▶ **ENTRIES**

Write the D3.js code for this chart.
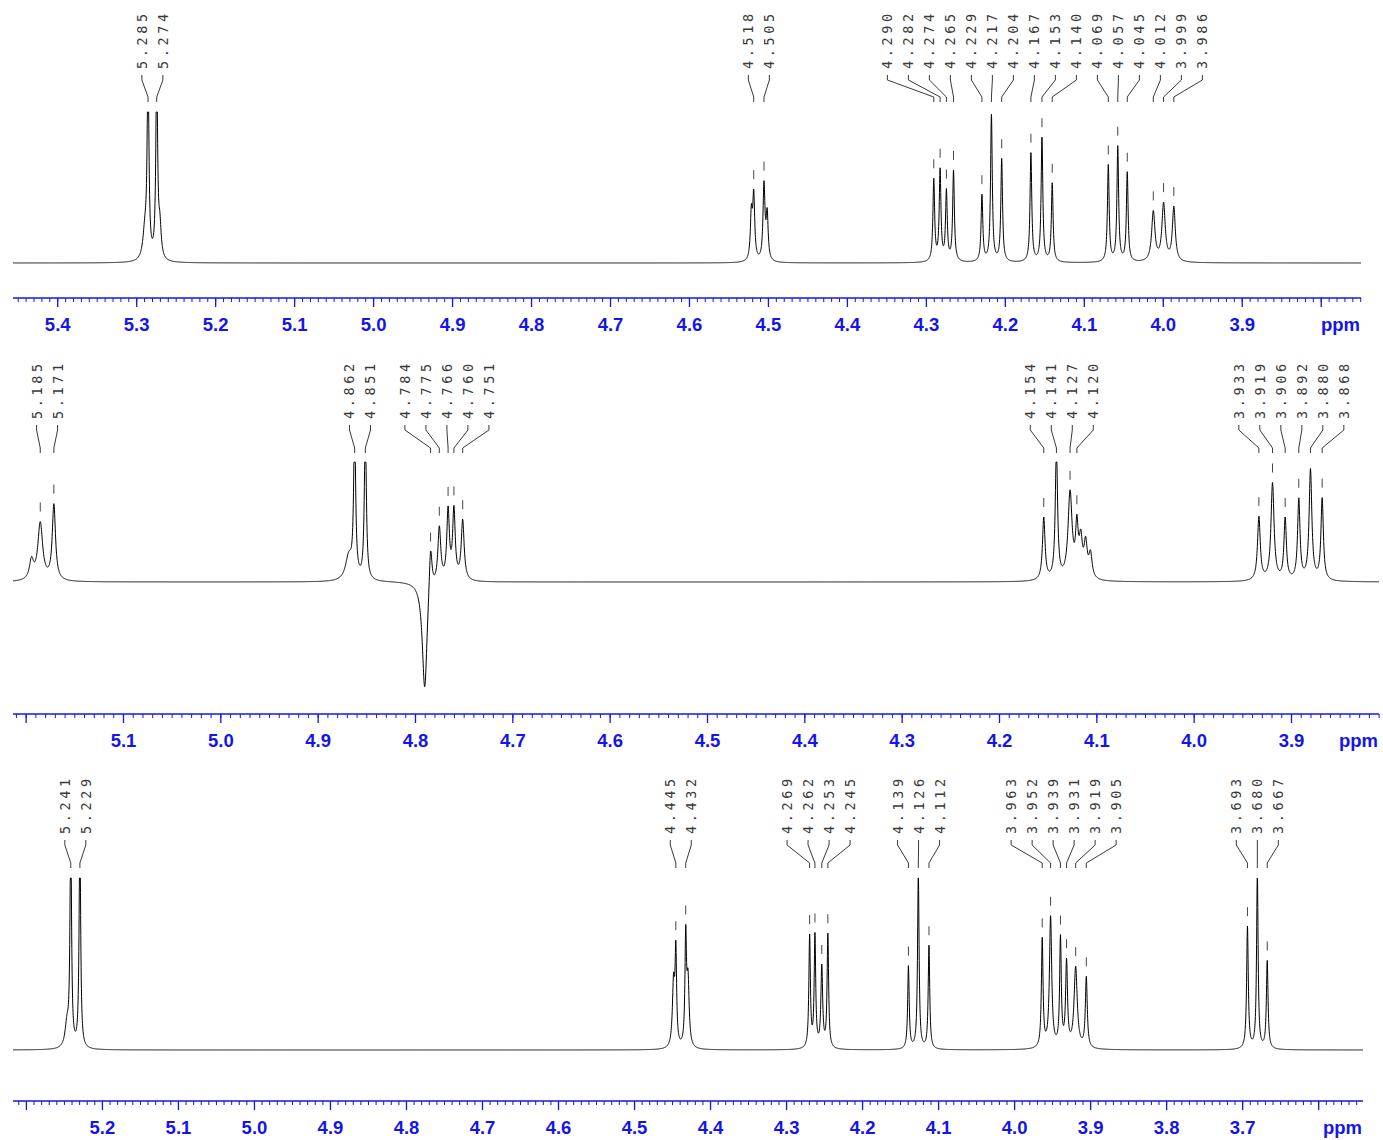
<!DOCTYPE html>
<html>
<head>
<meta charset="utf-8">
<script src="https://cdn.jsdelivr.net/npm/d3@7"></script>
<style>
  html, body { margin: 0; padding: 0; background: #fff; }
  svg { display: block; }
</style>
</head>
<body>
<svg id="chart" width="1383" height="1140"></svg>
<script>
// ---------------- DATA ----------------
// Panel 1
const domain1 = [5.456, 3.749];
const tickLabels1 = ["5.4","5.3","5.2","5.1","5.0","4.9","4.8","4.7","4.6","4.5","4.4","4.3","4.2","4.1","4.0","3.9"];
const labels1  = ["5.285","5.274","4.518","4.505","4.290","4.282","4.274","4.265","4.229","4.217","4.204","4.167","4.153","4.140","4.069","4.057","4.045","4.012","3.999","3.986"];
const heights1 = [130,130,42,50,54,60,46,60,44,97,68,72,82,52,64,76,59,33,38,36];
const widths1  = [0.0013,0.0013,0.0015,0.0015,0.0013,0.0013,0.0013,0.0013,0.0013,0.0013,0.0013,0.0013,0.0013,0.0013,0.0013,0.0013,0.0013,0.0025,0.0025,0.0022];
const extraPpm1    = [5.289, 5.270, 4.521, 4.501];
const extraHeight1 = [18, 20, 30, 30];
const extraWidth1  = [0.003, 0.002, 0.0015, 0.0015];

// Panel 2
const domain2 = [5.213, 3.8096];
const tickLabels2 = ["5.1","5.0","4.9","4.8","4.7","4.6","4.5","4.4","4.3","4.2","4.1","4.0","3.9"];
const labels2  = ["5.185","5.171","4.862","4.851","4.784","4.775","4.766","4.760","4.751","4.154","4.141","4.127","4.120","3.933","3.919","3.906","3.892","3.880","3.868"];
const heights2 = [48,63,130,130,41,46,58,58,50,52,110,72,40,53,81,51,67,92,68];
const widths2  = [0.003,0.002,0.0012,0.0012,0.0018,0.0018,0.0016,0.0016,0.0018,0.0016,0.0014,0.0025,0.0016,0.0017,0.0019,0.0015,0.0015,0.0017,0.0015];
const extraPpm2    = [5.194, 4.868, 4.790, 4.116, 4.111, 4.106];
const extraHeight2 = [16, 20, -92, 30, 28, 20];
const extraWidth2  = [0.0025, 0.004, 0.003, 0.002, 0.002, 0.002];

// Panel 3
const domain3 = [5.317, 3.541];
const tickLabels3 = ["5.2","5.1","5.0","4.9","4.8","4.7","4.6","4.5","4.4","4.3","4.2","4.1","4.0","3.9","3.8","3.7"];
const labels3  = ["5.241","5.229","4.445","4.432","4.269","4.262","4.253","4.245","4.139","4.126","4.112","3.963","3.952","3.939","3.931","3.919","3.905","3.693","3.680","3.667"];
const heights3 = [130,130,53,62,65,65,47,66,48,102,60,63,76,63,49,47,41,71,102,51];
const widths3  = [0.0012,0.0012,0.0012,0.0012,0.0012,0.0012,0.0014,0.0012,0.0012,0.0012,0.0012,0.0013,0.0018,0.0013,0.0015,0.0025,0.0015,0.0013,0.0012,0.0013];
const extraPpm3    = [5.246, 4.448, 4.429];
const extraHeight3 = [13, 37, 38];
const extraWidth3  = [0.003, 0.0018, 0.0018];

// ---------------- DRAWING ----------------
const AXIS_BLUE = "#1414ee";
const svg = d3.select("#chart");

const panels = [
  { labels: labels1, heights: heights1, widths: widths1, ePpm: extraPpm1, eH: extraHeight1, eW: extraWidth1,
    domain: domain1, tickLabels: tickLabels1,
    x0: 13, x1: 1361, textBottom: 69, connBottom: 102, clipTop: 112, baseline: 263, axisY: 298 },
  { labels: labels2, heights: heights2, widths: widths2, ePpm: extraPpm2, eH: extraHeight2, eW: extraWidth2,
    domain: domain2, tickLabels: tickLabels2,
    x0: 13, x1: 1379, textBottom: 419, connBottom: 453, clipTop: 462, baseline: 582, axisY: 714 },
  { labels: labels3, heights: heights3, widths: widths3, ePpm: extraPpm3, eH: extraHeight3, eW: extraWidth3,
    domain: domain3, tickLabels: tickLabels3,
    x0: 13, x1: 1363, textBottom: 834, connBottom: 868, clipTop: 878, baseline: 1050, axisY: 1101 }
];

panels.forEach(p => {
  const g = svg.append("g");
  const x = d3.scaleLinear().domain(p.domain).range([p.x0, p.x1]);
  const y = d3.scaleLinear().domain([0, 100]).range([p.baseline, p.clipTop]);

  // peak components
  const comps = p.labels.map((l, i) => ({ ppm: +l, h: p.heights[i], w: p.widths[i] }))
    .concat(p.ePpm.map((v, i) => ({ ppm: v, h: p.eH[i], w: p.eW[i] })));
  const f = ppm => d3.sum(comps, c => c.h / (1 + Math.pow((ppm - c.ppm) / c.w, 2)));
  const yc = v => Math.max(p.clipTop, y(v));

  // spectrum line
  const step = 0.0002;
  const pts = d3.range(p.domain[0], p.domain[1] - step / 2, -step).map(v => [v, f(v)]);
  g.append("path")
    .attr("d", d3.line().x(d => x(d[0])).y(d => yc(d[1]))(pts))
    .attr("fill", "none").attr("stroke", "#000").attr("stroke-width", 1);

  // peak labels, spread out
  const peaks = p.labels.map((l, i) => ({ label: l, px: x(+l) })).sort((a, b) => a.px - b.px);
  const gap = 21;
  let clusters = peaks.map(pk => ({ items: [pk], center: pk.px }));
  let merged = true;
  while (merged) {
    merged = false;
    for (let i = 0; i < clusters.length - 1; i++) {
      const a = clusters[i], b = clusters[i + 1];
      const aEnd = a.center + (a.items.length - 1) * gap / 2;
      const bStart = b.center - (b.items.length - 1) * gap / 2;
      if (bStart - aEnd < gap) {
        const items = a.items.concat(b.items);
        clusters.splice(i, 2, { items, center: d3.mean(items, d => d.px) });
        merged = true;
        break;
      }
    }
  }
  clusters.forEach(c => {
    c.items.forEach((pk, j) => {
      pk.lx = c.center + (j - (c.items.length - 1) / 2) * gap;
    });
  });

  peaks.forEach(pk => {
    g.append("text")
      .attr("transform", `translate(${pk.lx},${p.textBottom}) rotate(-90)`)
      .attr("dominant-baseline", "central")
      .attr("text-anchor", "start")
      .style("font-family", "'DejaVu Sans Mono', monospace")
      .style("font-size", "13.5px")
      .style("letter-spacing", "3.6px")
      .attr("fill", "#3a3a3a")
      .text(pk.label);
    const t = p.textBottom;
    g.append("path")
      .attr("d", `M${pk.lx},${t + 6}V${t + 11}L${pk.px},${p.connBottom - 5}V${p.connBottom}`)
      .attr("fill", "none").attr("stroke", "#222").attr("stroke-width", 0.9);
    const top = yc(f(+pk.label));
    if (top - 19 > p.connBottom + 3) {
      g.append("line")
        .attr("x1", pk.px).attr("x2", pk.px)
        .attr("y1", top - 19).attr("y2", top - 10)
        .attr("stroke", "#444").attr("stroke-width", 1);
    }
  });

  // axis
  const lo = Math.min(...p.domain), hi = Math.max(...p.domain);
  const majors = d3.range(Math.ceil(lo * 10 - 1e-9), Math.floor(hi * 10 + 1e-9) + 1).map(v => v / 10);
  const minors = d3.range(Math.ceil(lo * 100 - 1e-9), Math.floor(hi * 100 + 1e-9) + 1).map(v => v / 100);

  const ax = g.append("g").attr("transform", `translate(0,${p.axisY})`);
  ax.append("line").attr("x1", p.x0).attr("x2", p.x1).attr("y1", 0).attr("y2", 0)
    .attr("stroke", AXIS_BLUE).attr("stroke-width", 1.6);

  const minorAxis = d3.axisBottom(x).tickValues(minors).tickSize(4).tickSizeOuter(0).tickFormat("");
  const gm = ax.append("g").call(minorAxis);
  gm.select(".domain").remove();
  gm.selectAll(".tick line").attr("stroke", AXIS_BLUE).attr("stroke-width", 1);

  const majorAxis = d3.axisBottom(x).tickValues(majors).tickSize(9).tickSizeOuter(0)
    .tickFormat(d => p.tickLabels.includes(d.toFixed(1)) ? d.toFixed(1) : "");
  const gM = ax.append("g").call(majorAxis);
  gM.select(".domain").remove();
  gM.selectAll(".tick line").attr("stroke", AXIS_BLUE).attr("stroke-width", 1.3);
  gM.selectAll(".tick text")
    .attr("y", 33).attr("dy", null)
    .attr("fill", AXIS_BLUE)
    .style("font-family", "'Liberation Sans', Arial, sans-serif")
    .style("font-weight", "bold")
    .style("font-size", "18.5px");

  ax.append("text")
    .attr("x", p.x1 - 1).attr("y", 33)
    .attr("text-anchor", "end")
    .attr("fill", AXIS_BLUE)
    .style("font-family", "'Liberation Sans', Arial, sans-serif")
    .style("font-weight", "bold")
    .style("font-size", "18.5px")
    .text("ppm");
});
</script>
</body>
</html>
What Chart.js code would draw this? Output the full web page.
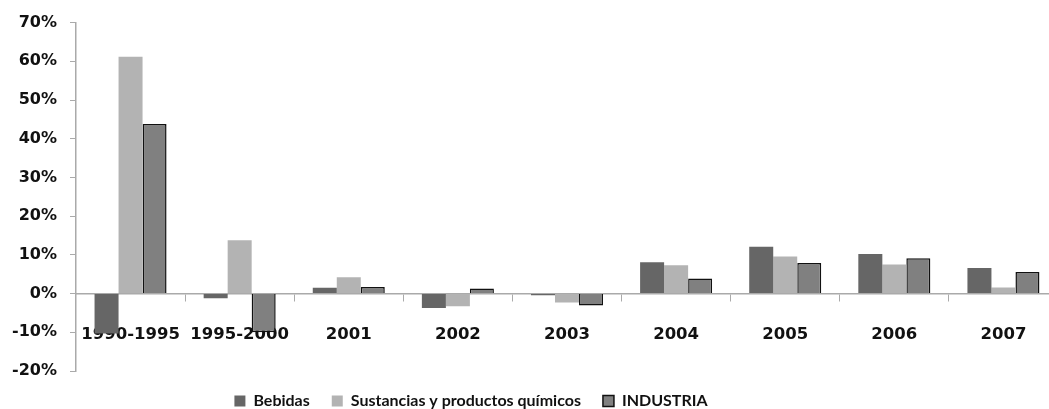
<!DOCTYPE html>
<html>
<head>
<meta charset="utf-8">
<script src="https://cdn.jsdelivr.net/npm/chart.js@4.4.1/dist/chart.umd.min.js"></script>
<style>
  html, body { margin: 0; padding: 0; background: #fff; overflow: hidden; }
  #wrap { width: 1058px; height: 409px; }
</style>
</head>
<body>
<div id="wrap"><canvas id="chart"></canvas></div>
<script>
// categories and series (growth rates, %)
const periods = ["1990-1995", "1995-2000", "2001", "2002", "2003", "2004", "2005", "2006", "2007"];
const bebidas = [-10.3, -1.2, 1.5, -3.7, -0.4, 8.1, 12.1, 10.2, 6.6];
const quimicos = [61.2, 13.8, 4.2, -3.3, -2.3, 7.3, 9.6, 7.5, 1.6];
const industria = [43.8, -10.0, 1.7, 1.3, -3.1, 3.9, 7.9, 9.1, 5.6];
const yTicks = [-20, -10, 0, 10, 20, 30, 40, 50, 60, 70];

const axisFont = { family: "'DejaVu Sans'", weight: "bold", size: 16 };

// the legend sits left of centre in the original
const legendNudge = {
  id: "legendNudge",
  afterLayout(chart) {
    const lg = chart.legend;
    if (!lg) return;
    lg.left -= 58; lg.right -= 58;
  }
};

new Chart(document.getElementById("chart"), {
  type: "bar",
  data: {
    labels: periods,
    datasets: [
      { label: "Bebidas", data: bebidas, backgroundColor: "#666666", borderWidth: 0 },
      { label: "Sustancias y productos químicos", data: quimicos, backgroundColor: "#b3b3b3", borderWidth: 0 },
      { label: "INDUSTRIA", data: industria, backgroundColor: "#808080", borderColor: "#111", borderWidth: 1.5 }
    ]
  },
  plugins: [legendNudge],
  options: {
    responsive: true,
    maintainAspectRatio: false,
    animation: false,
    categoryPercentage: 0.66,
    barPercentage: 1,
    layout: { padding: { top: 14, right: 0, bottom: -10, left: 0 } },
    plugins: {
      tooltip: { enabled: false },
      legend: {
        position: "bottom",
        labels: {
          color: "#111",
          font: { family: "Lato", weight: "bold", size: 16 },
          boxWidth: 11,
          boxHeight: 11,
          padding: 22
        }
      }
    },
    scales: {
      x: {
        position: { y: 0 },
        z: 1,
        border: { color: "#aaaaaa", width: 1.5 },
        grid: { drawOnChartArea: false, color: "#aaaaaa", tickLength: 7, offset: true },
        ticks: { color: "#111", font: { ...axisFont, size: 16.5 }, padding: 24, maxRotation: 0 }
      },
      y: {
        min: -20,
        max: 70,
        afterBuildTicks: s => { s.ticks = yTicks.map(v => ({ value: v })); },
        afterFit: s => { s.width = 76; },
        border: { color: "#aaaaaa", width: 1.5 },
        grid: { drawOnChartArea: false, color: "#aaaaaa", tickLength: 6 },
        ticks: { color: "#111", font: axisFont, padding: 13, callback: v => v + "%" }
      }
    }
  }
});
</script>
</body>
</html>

▶ **WHAT IS ASKED**
Up to and including the line containing "0.002, 0.002, 0.002];", quote each line of the entries above from the very first, please, exactly and without images.

▶ **WRITTEN ANSWER**
Write the D3.js code for this chart.
<!DOCTYPE html>
<html>
<head>
<meta charset="utf-8">
<script src="https://cdn.jsdelivr.net/npm/d3@7"></script>
<style>
  html, body { margin: 0; padding: 0; background: #fff; }
  svg { display: block; }
</style>
</head>
<body>
<svg id="chart" width="1383" height="1140"></svg>
<script>
// ---------------- DATA ----------------
// Panel 1
const domain1 = [5.456, 3.749];
const tickLabels1 = ["5.4","5.3","5.2","5.1","5.0","4.9","4.8","4.7","4.6","4.5","4.4","4.3","4.2","4.1","4.0","3.9"];
const labels1  = ["5.285","5.274","4.518","4.505","4.290","4.282","4.274","4.265","4.229","4.217","4.204","4.167","4.153","4.140","4.069","4.057","4.045","4.012","3.999","3.986"];
const heights1 = [130,130,42,50,54,60,46,60,44,97,68,72,82,52,64,76,59,33,38,36];
const widths1  = [0.0013,0.0013,0.0015,0.0015,0.0013,0.0013,0.0013,0.0013,0.0013,0.0013,0.0013,0.0013,0.0013,0.0013,0.0013,0.0013,0.0013,0.0025,0.0025,0.0022];
const extraPpm1    = [5.289, 5.270, 4.521, 4.501];
const extraHeight1 = [18, 20, 30, 30];
const extraWidth1  = [0.003, 0.002, 0.0015, 0.0015];

// Panel 2
const domain2 = [5.213, 3.8096];
const tickLabels2 = ["5.1","5.0","4.9","4.8","4.7","4.6","4.5","4.4","4.3","4.2","4.1","4.0","3.9"];
const labels2  = ["5.185","5.171","4.862","4.851","4.784","4.775","4.766","4.760","4.751","4.154","4.141","4.127","4.120","3.933","3.919","3.906","3.892","3.880","3.868"];
const heights2 = [48,63,130,130,41,46,58,58,50,52,110,72,40,53,81,51,67,92,68];
const widths2  = [0.003,0.002,0.0012,0.0012,0.0018,0.0018,0.0016,0.0016,0.0018,0.0016,0.0014,0.0025,0.0016,0.0017,0.0019,0.0015,0.0015,0.0017,0.0015];
const extraPpm2    = [5.194, 4.868, 4.790, 4.116, 4.111, 4.106];
const extraHeight2 = [16, 20, -92, 30, 28, 20];
const extraWidth2  = [0.0025, 0.004, 0.003, 0.002, 0.002, 0.002];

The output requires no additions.